Wrexham’s start to life in League One shows they are on track to challenge for promotion – and leave an exclusive club to start their own.
Only a handful of sides have the distinction of winning back-to-back promotions, as Wrexham managed in jumping from the National League to the third tier last season.
But no other club has earned three promotions in a row in English football’s professional game.
That’s the prospect Phil Parkinson’s side face if they can keep up the form shown over their first ten games in their return to this level for the first time in 19 years.
Making the leap from League Two to the Championship isn’t unheard of with five sides having completed the feat since the millennium.
They include two teams who went on to eventually reach the top-flight. They include Brighton in 2000-2002 under Micky Adams and Peter Taylor, and Luton Town – who had earlier won promotion from the National League at the expense of Wrexham – under the stewardship of Nathan Jones and Mick Harford.
Former Wrexham captain Darren Ferguson managed it with Peterborough between 2007 and 2009, as did Burton under Jimmy Floyd Hasselbaink and Nigel Clough in 2014-2016, the Brewers another side who had previously gone up from the fifth tier.

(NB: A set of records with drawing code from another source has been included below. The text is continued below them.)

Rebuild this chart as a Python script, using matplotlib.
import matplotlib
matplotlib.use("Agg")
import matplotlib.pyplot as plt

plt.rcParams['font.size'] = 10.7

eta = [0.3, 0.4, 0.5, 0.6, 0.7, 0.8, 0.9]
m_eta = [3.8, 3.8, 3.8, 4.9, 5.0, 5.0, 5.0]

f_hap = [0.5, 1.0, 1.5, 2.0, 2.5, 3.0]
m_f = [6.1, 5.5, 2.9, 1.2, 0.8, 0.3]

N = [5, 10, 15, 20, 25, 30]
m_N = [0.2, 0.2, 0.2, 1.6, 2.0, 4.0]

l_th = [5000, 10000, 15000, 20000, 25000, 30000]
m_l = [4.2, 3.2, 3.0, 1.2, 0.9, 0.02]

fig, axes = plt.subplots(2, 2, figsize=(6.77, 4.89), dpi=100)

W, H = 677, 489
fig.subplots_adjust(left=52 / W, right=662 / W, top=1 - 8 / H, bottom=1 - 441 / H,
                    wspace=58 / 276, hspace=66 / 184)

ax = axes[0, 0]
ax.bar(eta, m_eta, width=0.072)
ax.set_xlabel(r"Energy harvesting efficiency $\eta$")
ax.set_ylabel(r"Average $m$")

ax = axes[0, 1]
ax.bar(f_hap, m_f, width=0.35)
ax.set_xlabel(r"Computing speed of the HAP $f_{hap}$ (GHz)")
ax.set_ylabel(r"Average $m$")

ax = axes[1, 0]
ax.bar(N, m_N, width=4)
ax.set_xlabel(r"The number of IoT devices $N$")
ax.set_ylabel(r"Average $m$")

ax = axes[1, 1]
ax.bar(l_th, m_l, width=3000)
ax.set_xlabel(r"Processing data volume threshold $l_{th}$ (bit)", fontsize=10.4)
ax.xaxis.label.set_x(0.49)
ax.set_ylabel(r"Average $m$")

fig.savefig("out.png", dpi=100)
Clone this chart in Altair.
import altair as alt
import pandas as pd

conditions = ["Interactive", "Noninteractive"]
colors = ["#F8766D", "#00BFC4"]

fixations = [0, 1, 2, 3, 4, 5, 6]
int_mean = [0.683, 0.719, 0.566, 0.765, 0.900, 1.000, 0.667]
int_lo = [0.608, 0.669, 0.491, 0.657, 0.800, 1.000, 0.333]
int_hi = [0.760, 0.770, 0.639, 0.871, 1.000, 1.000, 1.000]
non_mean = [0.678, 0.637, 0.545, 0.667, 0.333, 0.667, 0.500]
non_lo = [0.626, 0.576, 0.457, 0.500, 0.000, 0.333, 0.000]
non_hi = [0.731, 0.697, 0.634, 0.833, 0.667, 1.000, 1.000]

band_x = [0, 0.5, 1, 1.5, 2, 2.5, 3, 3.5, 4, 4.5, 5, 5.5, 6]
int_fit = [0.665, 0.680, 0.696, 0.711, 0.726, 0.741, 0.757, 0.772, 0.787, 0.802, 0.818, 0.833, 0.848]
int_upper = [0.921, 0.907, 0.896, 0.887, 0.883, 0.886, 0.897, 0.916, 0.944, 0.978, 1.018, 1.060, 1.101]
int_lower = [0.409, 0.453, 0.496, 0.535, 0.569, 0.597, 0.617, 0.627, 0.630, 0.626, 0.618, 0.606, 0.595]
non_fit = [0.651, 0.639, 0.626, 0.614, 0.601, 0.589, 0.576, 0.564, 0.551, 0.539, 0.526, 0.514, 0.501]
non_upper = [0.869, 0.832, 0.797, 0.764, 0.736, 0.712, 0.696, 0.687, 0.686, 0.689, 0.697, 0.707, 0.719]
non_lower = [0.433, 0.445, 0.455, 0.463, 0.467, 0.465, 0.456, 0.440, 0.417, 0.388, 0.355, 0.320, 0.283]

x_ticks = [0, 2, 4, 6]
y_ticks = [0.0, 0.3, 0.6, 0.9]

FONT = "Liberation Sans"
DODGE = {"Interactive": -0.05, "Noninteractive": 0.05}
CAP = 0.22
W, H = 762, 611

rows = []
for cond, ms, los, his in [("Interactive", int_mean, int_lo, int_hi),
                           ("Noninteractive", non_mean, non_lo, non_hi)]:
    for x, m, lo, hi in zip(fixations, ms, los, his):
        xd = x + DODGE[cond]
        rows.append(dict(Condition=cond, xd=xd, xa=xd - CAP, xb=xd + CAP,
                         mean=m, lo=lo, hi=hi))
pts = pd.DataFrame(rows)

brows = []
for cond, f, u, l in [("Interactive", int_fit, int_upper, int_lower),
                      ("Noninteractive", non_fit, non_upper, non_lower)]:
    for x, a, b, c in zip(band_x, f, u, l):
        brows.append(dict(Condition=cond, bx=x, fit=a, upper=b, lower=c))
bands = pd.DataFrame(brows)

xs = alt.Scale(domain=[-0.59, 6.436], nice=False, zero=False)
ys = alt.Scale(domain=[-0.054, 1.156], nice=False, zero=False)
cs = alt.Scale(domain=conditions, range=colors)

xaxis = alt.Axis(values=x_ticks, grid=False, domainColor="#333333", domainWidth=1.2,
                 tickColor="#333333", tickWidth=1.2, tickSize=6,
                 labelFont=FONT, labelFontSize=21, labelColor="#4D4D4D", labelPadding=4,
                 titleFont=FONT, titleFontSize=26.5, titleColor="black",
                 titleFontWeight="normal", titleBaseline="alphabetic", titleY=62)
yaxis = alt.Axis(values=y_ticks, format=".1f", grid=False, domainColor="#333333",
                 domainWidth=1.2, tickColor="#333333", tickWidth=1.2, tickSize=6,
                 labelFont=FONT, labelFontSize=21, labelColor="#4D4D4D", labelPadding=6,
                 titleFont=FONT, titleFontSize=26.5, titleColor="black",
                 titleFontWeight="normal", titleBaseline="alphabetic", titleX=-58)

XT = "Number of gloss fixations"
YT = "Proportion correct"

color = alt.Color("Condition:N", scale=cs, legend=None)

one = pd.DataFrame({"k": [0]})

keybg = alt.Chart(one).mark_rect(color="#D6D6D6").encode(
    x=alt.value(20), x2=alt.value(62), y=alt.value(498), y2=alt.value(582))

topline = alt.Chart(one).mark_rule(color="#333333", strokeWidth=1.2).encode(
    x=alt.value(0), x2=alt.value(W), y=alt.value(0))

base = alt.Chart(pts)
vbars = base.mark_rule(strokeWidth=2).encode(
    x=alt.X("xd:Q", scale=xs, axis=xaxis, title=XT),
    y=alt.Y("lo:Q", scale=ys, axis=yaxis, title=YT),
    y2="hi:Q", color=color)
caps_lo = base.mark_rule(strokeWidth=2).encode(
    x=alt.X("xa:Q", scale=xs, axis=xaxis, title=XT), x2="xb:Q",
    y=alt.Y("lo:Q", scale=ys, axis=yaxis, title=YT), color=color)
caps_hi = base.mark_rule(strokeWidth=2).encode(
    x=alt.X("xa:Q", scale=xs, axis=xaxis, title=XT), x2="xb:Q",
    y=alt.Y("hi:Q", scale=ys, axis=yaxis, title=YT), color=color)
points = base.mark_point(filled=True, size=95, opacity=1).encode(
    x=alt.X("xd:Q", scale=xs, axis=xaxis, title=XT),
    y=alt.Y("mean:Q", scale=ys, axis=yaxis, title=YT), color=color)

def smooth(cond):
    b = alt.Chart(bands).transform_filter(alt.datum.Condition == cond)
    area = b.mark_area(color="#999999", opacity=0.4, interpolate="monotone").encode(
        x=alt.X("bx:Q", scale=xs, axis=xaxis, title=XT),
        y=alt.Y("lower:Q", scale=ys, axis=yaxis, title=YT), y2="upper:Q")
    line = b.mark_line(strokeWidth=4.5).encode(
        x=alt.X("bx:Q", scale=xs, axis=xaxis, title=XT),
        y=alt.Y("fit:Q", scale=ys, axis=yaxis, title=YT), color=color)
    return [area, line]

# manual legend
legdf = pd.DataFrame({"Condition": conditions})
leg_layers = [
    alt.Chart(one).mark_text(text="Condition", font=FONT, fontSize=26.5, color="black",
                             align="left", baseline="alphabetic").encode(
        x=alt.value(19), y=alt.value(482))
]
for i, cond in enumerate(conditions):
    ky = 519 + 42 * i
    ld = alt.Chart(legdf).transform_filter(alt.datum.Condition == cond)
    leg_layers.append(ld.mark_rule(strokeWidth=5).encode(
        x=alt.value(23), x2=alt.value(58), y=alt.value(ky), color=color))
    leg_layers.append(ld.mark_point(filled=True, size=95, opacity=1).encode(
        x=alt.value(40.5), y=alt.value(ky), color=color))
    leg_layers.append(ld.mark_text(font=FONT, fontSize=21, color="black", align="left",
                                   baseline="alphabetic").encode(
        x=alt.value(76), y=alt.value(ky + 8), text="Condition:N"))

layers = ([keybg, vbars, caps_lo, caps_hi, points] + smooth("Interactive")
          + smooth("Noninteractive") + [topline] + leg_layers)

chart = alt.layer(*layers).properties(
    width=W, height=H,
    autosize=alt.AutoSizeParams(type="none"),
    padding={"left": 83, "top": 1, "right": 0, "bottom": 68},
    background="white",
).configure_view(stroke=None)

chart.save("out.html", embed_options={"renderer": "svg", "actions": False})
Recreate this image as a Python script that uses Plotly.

And current League One rivals Rotherham have pulled it off twice, first in 1999-2001 under Ronnie Moore and then again between 2012 and 2014 under Steve Evans who is now back at the club for a second spell with the Millers.
Wrexham’s current tally of 20 points after ten games stacks up well against the most recent teams to go from fourth to second tier, although lag behind Luton who amassed an incredible 28 points from the first 30 on offer before going on to win the title with 98 points, 12 ahead of their nearest rivals.
Burton were only two points better off than Wrexham on their way to a second-placed finish in 2016, while Rotherham (19) and Peterborough (17) were both behind Parkinson’s points return to date, Posh going up automatically behind future Premier League champions Leicester and Rotherham going up via the play-offs.
Of course, such numbers will mean little to Parkinson and his composed managerial style which has served the Dragons more than well during his time at the Racecourse.
But it does show – if the table did not already – that Wrexham should already be taken seriously as challengers as they back up James McClean’s claim that they are “more than a match” for their League rivals.
And if they do, they would not only emulate Swansea City’s successive climb from fourth tier to second under John Toshack, but stand alone as back-to-back-to-back promotion specialists.